Forensics , Governance , Information Sharing

How Will FBI Examine Hillary's Server?

Forensics Experts Weigh in on Clinton Investigation
How Will FBI Examine Hillary's Server?
Hillary Rodham Clinton

Now that federal authorities have custody of Hillary Clinton's private email server, how might they forensically examine it?

Clinton, who's campaigning to seek the Democratic Party nomination for president, was under pressure to surrender her email server to federal authorities (see Clinton's Email Brouhaha and Politics). She used the private server instead of an email account provided by the State Department while secretary of state. She's been criticized for putting government secrets at risk by using this private email server. Clinton contends that she never received or sent email messages labeled top secret, but the inspector general for the intelligence community says two of 40 messages he reviewed contained "top secret" information, although they were not marked as classified.

An attorney for Clinton says she has turned over the email server, along with a thumb drive containing email messages, to be examined by federal authorities to determine whether the privately-controlled server placed government secrets at risk (see Was Clinton Server Exposed to Hacks?).

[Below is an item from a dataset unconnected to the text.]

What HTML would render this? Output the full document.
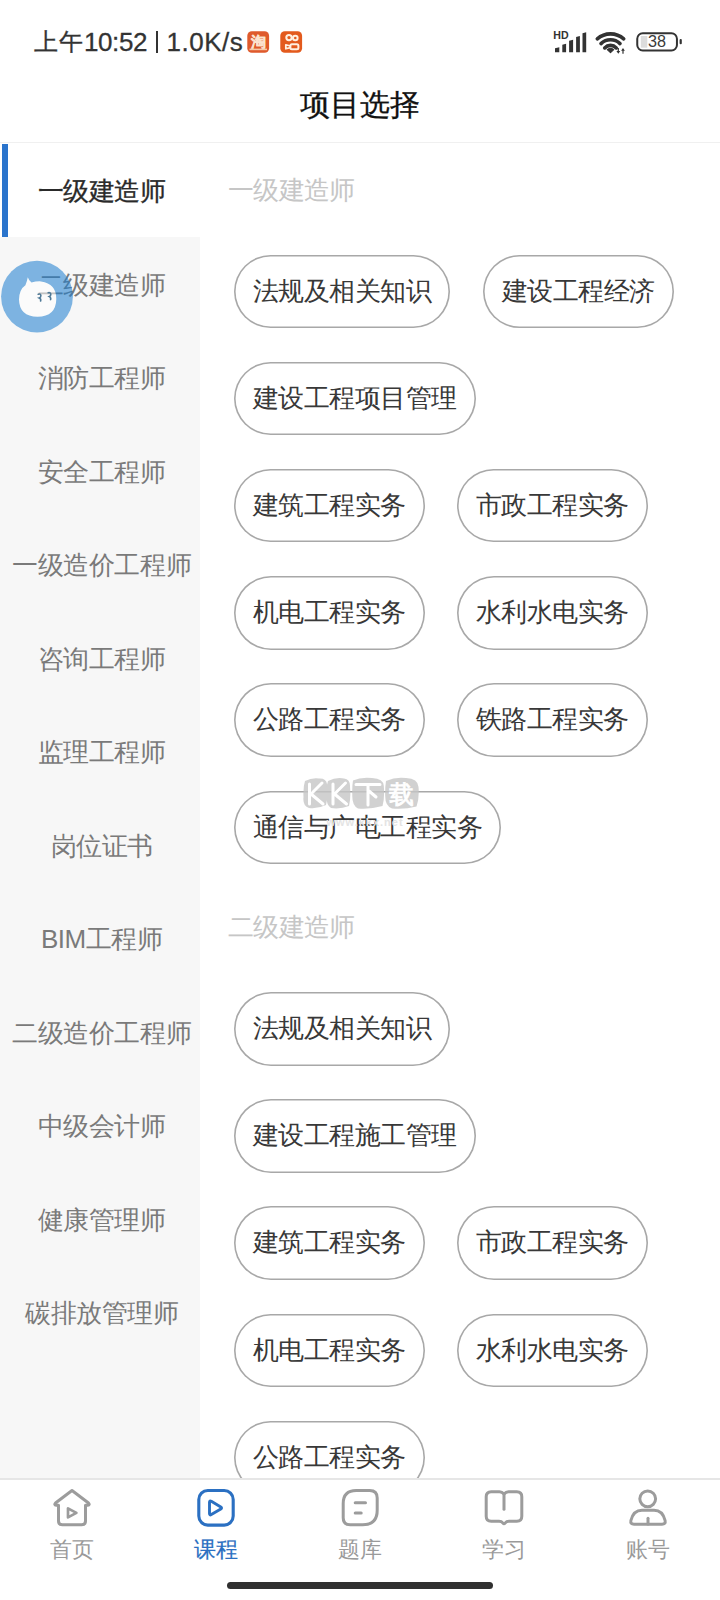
<!DOCTYPE html>
<html><head><meta charset="utf-8">
<style>
*{margin:0;padding:0;box-sizing:border-box}
html,body{width:720px;height:1600px;overflow:hidden;background:#fff;font-family:"Liberation Sans",sans-serif;position:relative}
.st{position:absolute;top:24px;font-size:25px;color:#333;white-space:nowrap;line-height:36px;-webkit-text-stroke:0.3px #333}
.title{position:absolute;left:0;width:720px;top:84px;text-align:center;font-size:30px;color:#111;line-height:42px;-webkit-text-stroke:0.3px #111}
.topline{position:absolute;left:0;top:142px;width:720px;height:1px;background:#f0f0f0}
.sidebar{position:absolute;left:0;top:237px;width:200px;height:1241px;background:#f7f7f7}
.si{position:absolute;left:0;width:200px;height:93.5px;line-height:97px;text-align:center;font-size:26px;color:#7a7a7a;white-space:nowrap;letter-spacing:-0.45px;text-indent:0.45px;padding-left:3px}
.si.sel{background:#fff;color:#2a2a2a;-webkit-text-stroke:0.3px #2a2a2a}
.si.sel::before{content:"";position:absolute;left:2px;top:1px;width:5.5px;height:93px;background:#2a74cc}
.hdr{position:absolute;left:228px;font-size:26px;color:#c6c6c6;line-height:40px;white-space:nowrap;letter-spacing:-0.7px}
.chip{position:absolute;height:73.5px;border:0;box-shadow:inset 0 0 0 1.6px #a8a8a8;border-radius:37px;font-size:26px;color:#383838;line-height:73.5px;padding:0 19px;white-space:nowrap;letter-spacing:-0.55px;background:transparent}
.nav{position:absolute;left:0;top:1478px;width:720px;height:122px;background:#fff;border-top:2px solid #e6e6e6}
.nl{position:absolute;top:1533px;font-size:22px;color:#9a9a9a;text-align:center;width:144px;line-height:34px}
.bar{position:absolute;left:227px;top:1582px;width:266px;height:7px;border-radius:3.5px;background:#303030}
</style></head><body>
<div class="st" style="left:34px;font-size:24px;letter-spacing:0.6px">上午</div>
<div class="st" style="left:84px;font-size:26px;letter-spacing:-0.4px">10:52</div>
<div style="position:absolute;left:155.6px;top:31px;width:2.8px;height:21.5px;background:#333"></div>
<div class="st" style="left:166.5px;font-size:26px;letter-spacing:0.5px">1.0K/s</div>
<svg style="position:absolute;left:0;top:0" width="720" height="70" viewBox="0 0 720 70">
 <rect x="247.3" y="31.3" width="21.8" height="21.4" rx="4.5" fill="#df5a2c"/>
 <text x="258.2" y="47" font-size="15" fill="#fbe3cf" stroke="#fbe3cf" stroke-width="0.25" text-anchor="middle" font-family="Liberation Sans" font-weight="bold">淘</text>
 <rect x="249.5" y="48.6" width="17.5" height="1.6" fill="#f6c9a8"/>
 <rect x="280.3" y="31.3" width="21.8" height="21.4" rx="4.5" fill="#e35a1d"/>
 <circle cx="289" cy="37.6" r="2.7" fill="none" stroke="#fff0e0" stroke-width="2"/>
 <circle cx="295.3" cy="38" r="2.3" fill="none" stroke="#fff0e0" stroke-width="2"/>
 <rect x="290.4" y="44.2" width="8" height="5" rx="1.5" fill="none" stroke="#fff0e0" stroke-width="2"/>
 <path d="M290.4,46 L285.8,44.8 L285.8,48.8 L290.4,47.6" fill="none" stroke="#fff0e0" stroke-width="1.7" stroke-linejoin="round"/>
 <text x="561" y="38.9" font-size="10.6" font-weight="bold" fill="#333" text-anchor="middle" font-family="Liberation Sans">HD</text>
 <g fill="#333">
  <path d="M555,48.3 L559.3,47.2 L559.3,52.3 L555,52.3 Z"/>
  <path d="M562.3,44.8 L566.1,43.8 L566.1,52.3 L562.3,52.3 Z"/>
  <path d="M569.1,40.8 L573.1,39.8 L573.1,52.3 L569.1,52.3 Z"/>
  <path d="M576.1,36.9 L579.9,35.9 L579.9,52.3 L576.1,52.3 Z"/>
  <path d="M582.5,33.2 L586.2,32.2 L586.2,52.3 L582.5,52.3 Z"/>
 </g>
 <g fill="none" stroke="#333" stroke-width="3.6" stroke-linecap="round">
  <path d="M597.3,38.9 A19.8,19.8 0 0 1 623.7,38.9"/>
  <path d="M601,43.6 A13.8,13.8 0 0 1 620,43.6"/>
  <path d="M604.7,47.9 A8,8 0 0 1 616.3,47.9"/>
 </g>
 <path d="M610.5,52.6 L607.3,49.6 A4.5,4.5 0 0 1 613.7,49.6 Z" fill="#333" stroke="#333" stroke-width="1.2" stroke-linejoin="round"/>
 <g fill="#333">
  <path d="M617.7,48 L618.9,48 L618.9,51 L620.2,51 L618.3,53.8 L616.4,51 L617.7,51 Z"/>
  <path d="M622.4,53.8 L623.6,53.8 L623.6,50.8 L624.9,50.8 L623,48 L621.1,50.8 L622.4,50.8 Z"/>
 </g>
 <rect x="637.25" y="33.25" width="39.7" height="17.2" rx="5.5" fill="none" stroke="#333" stroke-width="2"/>
 <rect x="640.8" y="36" width="6.5" height="11.7" fill="#dcdcdc"/>
 <text x="657" y="47.4" font-size="16.2" fill="#3a3a3a" text-anchor="middle" font-family="Liberation Sans">38</text>
 <rect x="679.6" y="38.9" width="2.2" height="5.4" rx="1" fill="#333"/>
</svg>
<div class="title">项目选择</div>
<div class="topline"></div>
<div class="sidebar"></div>
<div class="si sel" style="top:143.0px">一级建造师</div>
<div class="si" style="top:236.5px">二级建造师</div>
<div class="si" style="top:330.0px">消防工程师</div>
<div class="si" style="top:423.5px">安全工程师</div>
<div class="si" style="top:517.0px">一级造价工程师</div>
<div class="si" style="top:610.5px">咨询工程师</div>
<div class="si" style="top:704.0px">监理工程师</div>
<div class="si" style="top:797.5px">岗位证书</div>
<div class="si" style="top:891.0px">BIM工程师</div>
<div class="si" style="top:984.5px">二级造价工程师</div>
<div class="si" style="top:1078.0px">中级会计师</div>
<div class="si" style="top:1171.5px">健康管理师</div>
<div class="si" style="top:1265.0px">碳排放管理师</div>
<div class="hdr" style="top:170px">一级建造师</div>
<div class="chip" style="left:234px;top:254.5px">法规及相关知识</div>
<div class="chip" style="left:483px;top:254.5px">建设工程经济</div>
<div class="chip" style="left:234px;top:361.7px">建设工程项目管理</div>
<div class="chip" style="left:234px;top:468.9px">建筑工程实务</div>
<div class="chip" style="left:457px;top:468.9px">市政工程实务</div>
<div class="chip" style="left:234px;top:576.1px">机电工程实务</div>
<div class="chip" style="left:457px;top:576.1px">水利水电实务</div>
<div class="chip" style="left:234px;top:683.3px">公路工程实务</div>
<div class="chip" style="left:457px;top:683.3px">铁路工程实务</div>
<div class="chip" style="left:234px;top:790.5px">通信与广电工程实务</div>
<svg style="position:absolute;left:296px;top:770px" width="130" height="60" viewBox="296 770 130 60">
 <g fill="#c6c6c6" opacity="0.8">
  <path d="M305,781 Q312,777.5 319,778.5 Q326,778 327,784 Q328.5,795 326,805 Q318,809 309,808 Q302.5,806 303.5,797 Q303,787 305,781 Z"/>
  <path d="M328,781 Q336,777 344,778.5 Q350.5,779.5 350,787 Q351,798 349,806 Q340,809.5 331,808 Q326,805 326.5,795 Q326,786 328,781 Z"/>
  <path d="M353,780.5 Q361,776.8 372,778 Q383.5,778.6 383.8,786 Q384.8,798 382.5,806 Q370,809.5 358,808.5 Q352,805.5 352.3,795 Q352,786 353,780.5 Z"/>
  <path d="M386,781 Q396,776.5 406,778 Q418,778.5 418.5,787 Q419.5,798 416.5,806.5 Q404,809.8 392,808.5 Q385.2,806 385.2,796 Q385,787 386,781 Z"/>
 </g>
 <g fill="none" stroke="#fff" stroke-width="3" stroke-linecap="round" stroke-linejoin="round">
  <path d="M309.5,784 L309.5,804 M322,783 L311,794 L323,804"/>
  <path d="M333,784 L333,804 M345.5,783 L334.5,794 L346.5,804"/>
  <path d="M356,784.5 L380,784.5 M368,784.5 L368,805 M369,791 L376,797"/>
 </g>
 <text x="401.5" y="803" font-size="25" fill="#fff" stroke="#fff" stroke-width="0.8" text-anchor="middle" font-family="Liberation Sans">载</text>
 <text x="365" y="826" font-size="11" fill="#e4e4e4" text-anchor="middle" font-family="Liberation Sans" font-weight="bold" letter-spacing="1">www.kkx.net</text>
</svg>
<div class="hdr" style="top:907px">二级建造师</div>
<div class="chip" style="left:234px;top:992px">法规及相关知识</div>
<div class="chip" style="left:234px;top:1099.2px">建设工程施工管理</div>
<div class="chip" style="left:234px;top:1206.4px">建筑工程实务</div>
<div class="chip" style="left:457px;top:1206.4px">市政工程实务</div>
<div class="chip" style="left:234px;top:1313.6px">机电工程实务</div>
<div class="chip" style="left:457px;top:1313.6px">水利水电实务</div>
<div class="chip" style="left:234px;top:1420.8px">公路工程实务</div>
<svg style="position:absolute;left:0;top:258px;opacity:0.55" width="76" height="78" viewBox="0 258 76 78">
 <circle cx="37" cy="296.6" r="35.9" fill="#1a7dd0"/>
 <path d="M27.8,277.3 Q29,281 31.5,282.6 Q36,281.2 41,281.4 Q56.5,283.5 56.3,299 Q56,316.6 37.5,316.7 Q19.3,316.5 19,299.5 Q19.2,289.5 25.4,285.3 Q27,281.5 27.8,277.3 Z" fill="#fff"/>
</svg>
<svg style="position:absolute;left:0;top:258px" width="76" height="78" viewBox="0 258 76 78">
 <path d="M38.2,294.2 Q40.6,293.4 40.9,295.6 Q41,297.3 39.2,297.9 Q41.3,298.8 40.6,301 M48.2,292.8 Q50.6,292.2 50.8,294.3 Q50.9,296 49.3,296.6 Q51.2,297.5 50.6,299.6" fill="none" stroke="#4d7896" stroke-width="1.6" stroke-linecap="round"/>
</svg>
<div class="nav"></div>
<svg style="position:absolute;left:0;top:1470px" width="720" height="80" viewBox="0 0 720 80" fill="none" stroke-linecap="round" stroke-linejoin="round">
 <g stroke="#9c9c9c" stroke-width="3">
  <path d="M72,20.5 L55.5,33 Q53.8,34.8 56.3,35.3 L58.5,35.3 L58.5,51 Q58.5,54.8 62.3,54.8 L81.7,54.8 Q85.5,54.8 85.5,51 L85.5,35.3 L87.7,35.3 Q90.2,34.8 88.5,33 Z"/>
  <path d="M68,38.4 L68,47.4 L76.4,42.9 Z" stroke-width="2.7"/>
 </g>
 <g stroke="#2b70c2" stroke-width="3.1">
  <rect x="198.8" y="20.5" width="34.4" height="34.6" rx="9"/>
  <path d="M209.5,32.2 L209.5,43.6 Q209.5,45.6 211.3,44.6 L220.8,39 Q222.3,38 220.8,37 L211.3,31.3 Q209.5,30.3 209.5,32.2 Z" stroke-width="2.9"/>
 </g>
 <g stroke="#9c9c9c" stroke-width="3">
  <path d="M356.2,20.5 L369.7,20.5 Q377.2,20.5 377.2,28 L377.2,40.3 Q377.2,54.8 362.7,54.8 L350.2,54.8 Q343.2,54.8 343.2,47.8 L343.2,33.5 Q343.2,20.5 356.2,20.5 Z"/>
  <path d="M355.2,32.7 L365.5,32.7 M355.2,43 L361.2,43"/>
  <path d="M504,24 Q502,21.8 499.5,21.8 L491.2,21.8 Q486.2,21.8 486.2,26.8 L486.2,46.3 Q486.2,51.3 491.2,51.3 L499,51.3 Q501.5,51.3 503,53.1 Q504,54.1 505,53.1 Q506.5,51.3 509,51.3 L516.8,51.3 Q521.8,51.3 521.8,46.3 L521.8,26.8 Q521.8,21.8 516.8,21.8 L508.5,21.8 Q506,21.8 504,24 Z"/>
  <path d="M504,24 L504,39.2"/>
  <circle cx="647.7" cy="28.8" r="7.9"/>
  <path d="M634,54.2 L662,54.2 Q665.9,54.2 665.1,50.5 C663.6,44.2 660.2,40.2 654,40.2 L642,40.2 C635.8,40.2 632.4,44.2 630.9,50.5 Q630.1,54.2 634,54.2 Z"/>
  <path d="M648,48.3 L648,54"/>
 </g>
</svg>
<div class="nl" style="left:0">首页</div>
<div class="nl" style="left:144px;color:#2b70c2;-webkit-text-stroke:0.2px #2b70c2">课程</div>
<div class="nl" style="left:288px">题库</div>
<div class="nl" style="left:432px">学习</div>
<div class="nl" style="left:576px">账号</div>
<div class="bar"></div>
</body></html>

The U.S. Justice Department and FBI haven't shared how their forensics investigators will examine the email server. But to get an idea how federal authorities might approach such an investigation, Information Security Media Group spoke with four forensics examination and cybersecurity experts, with their observations presented in an audio report that you can access by clicking on the player beneath Clinton's picture.

The experts are:

  • Rob Lee, digital forensics and incident response lead at the SANS Institute, who explains how classified material messages can be sent even if they're not labeled classified;
  • Steven Burgess, owner of Burgess Forensics, who describes the process on how forensics examiners cull through 30,000 emails to determine which ones should be deemed classified;
  • Garet Moravac, founder of the cybersecurity strategy consultancy Bend the Bar, who explains that systems can be configured to reject classified messages, and how logs could identify attempts to circumvent or disable such protections; and
  • Kawika Daguio, an independent security risk management consultant and forensics investigator, who contends examiners must provide an interpretation of their findings from their investigation, and not just lay out the facts.